GDB's much more likely to be able to make at least some sense out of the state of things in the exception-in-foreign-code case than the lisp's kernel debugger is.
Loading GDB init file
Before doing anything with lisp in GDB, you need to load (or "source", as a verb) the file ccl/lisp-kernel/linuxx8664/.gdbinit (replace linuxx8664 with whatever OS you're running). This file tells GDB about signals that need to be passed to lisp for handling, and defines some macros (most of which have to do with printing lisp object values).
That file will be sourced automatically if it (or a link to it) is in the same directory as the executable (or, IIRC, in your home directory.) Otherwise, once in GDB, just do:
(gdb) source ccl/lisp-kernel/linuxx8664/.gdbinint
When lisp is in the kernel debugger following an exception in foreign code:
(*) Note the PID, printed in brackets in the kernel debugger prompt, say it's 
(*) Do the R command to display raw (hex) register values and note the value in RIP (the program counter/instruction pointer), say it's 0x12345678.
(*) If GDB is already running, drop into it (via ^C). Otherwise, get a shell and do:
shell> gdb /path/to/ccl/lx86cl64 # location of lisp kernel (gdb) source lisp-kernel/linuxx8664/.gdbinit (gdb) attach 1234 # or whatever the PID is
(*) set a breakpoint at the exception:
(gdb) br *0x12345678 # or whatever the RIP value is
The leading asterisk is necessary to prevent GDB from interpreting the integer as a line number.
(*) tell GDB to let lisp run:
The kernel debugger will likely still be waiting for input. All other lisp threads should be suspended.
(*) Back in the kernel debugger, use the x command, which exits from the kernel debugger and resumes other threads.
 Clozure CL kernel debugger: x
That should immediately break into gdb at the instruction that caused the fault.

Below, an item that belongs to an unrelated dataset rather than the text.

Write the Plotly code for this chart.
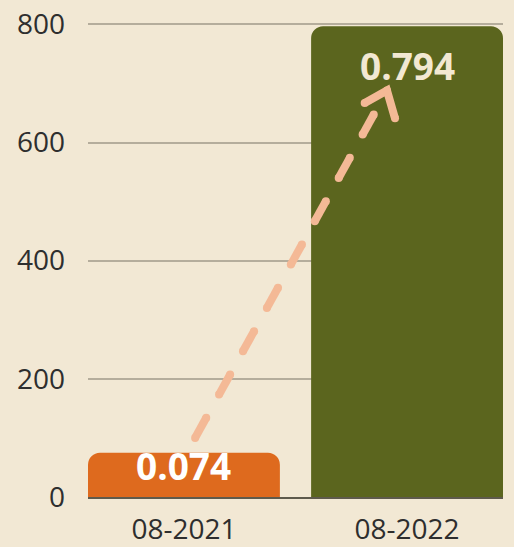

More generally, the next time any thread reaches the address of the breakpoint, GDB will be entered. It's hard to guarantee that the first thread that reaches that point will be the one that got the exception, but it's usually very likely (other threads usually require some time to wake up after being suspended.)
Debugging in GDB
will do a C backtrace (at least as far back as the foreign function call from lisp)
(gdb) info regs
will show register values.
(gdb) x/i $pc
disassembles the instruction at the pc/%rip.
If the foreign code has symbolic debugging information and wasn't heavily optimized, you can do a lot more (show argument and local variable values, see argument names and values in backtrace, etc.) at that point. If the problem is in some library code (either in its behavior or in the parameters that lisp is passing it) and it's possible to build the library with debugging enabled and optimization toned down, you'll probably find the problem much more quickly than you would otherwise.
Some Linux distributions provide debugging information and library source for the standard libraries; on Fedora, this information is contained in optional "debuginfo" packages. If it's available, the information is often very useful.
As far as other tips and tricks ... I'm not sure what I could say that'd be meaningful without a long explanation of how the lisp is implemented. The manual actually does explain quite a bit of that. If you want to use GDB to step through/set breakpoints in compiled lisp code it's certainly possible to do that (I do it all the time ...), but explaining the issues and details might take a while. (From GDB's point of view, this is like debugging machine code or debugging C code that you don't have the source to and don't have symbolic information for; it's OK at that and there isn't anything better at it widely available under Linux, but that's not really its primary are of focus.)
Here are some hints for linuxx8664:
To find the address corresponding to a lisp symbol, first tell GDB to call the "find_symbol" function, which walks memory until it finds a symbol with a matching pname and returns the symbol tagged as a vector:
(gdb) call find_symbol("FIND-IF-NOT") $1 = 52777632305533
You can then look at the slots of the symbol, which are a header followed by the pname, value and function. You have to subtract the tag from the address returned by find_symbol, which is 13 on x8664:
(gdb) x/gx 52777632305533-13 ; subtract fulltag_misc = 13 0x300040069170: 0x0000000000000715 ; header (gdb) 0x300040069178: 0x00003000000a995d ; pname (gdb) 0x300040069180: 0x0000000000000012 ; value (gdb) 0x300040069188: 0x000030004006970f ; function
You can set a breakpoint on entry to the function:
(gdb) br *0x000030004006970f
Note that you don't need to subtract any tags - the code starts right at the address of the function.
To enter GDB when lisp is starting up, set a breakpoint at *_SPfuncall, which is called soon after the image is loaded (and is rarely called thereafter, since funcall is inlined).
To cause GC (including the EGC) to run integrity checks on entry, add -DGC_INTEGRITY_CHECKING to the CDEFINES in the kernel Makefile and rebuild the kernel. Alternately you can (setq ccl::*gc-event-status-bits* 4) at any time for the same effect.
If you look at the .gdbinit file, there are a number of useful lisp-related commands defined there. Try them...
The "handle" forms in the .gdbinit file enumerate all of the signals that the lisp handles. The general idea is to say something like:
handle SIGQUIT pass nostop noprint
which tells GDB that if the target process gets a SIGQUIT, it should let the application handle it (GDB should "pass" it to the application) without stopping or printing anything.
A SIGINT by default causes entry to GDB and is not passed to the application. I sometimes find it useful to be able be able interrupt the lisp via SIGINT (after entering GDB). Doing something like
handle SIGINT pass stop print
causes GDB to ask for confirmation because "SIGINT is used by the debugger". (It's not used in the same way that breakpoints and single-step exceptions are used, so I usually just sigh and give it the confirmation it craves.)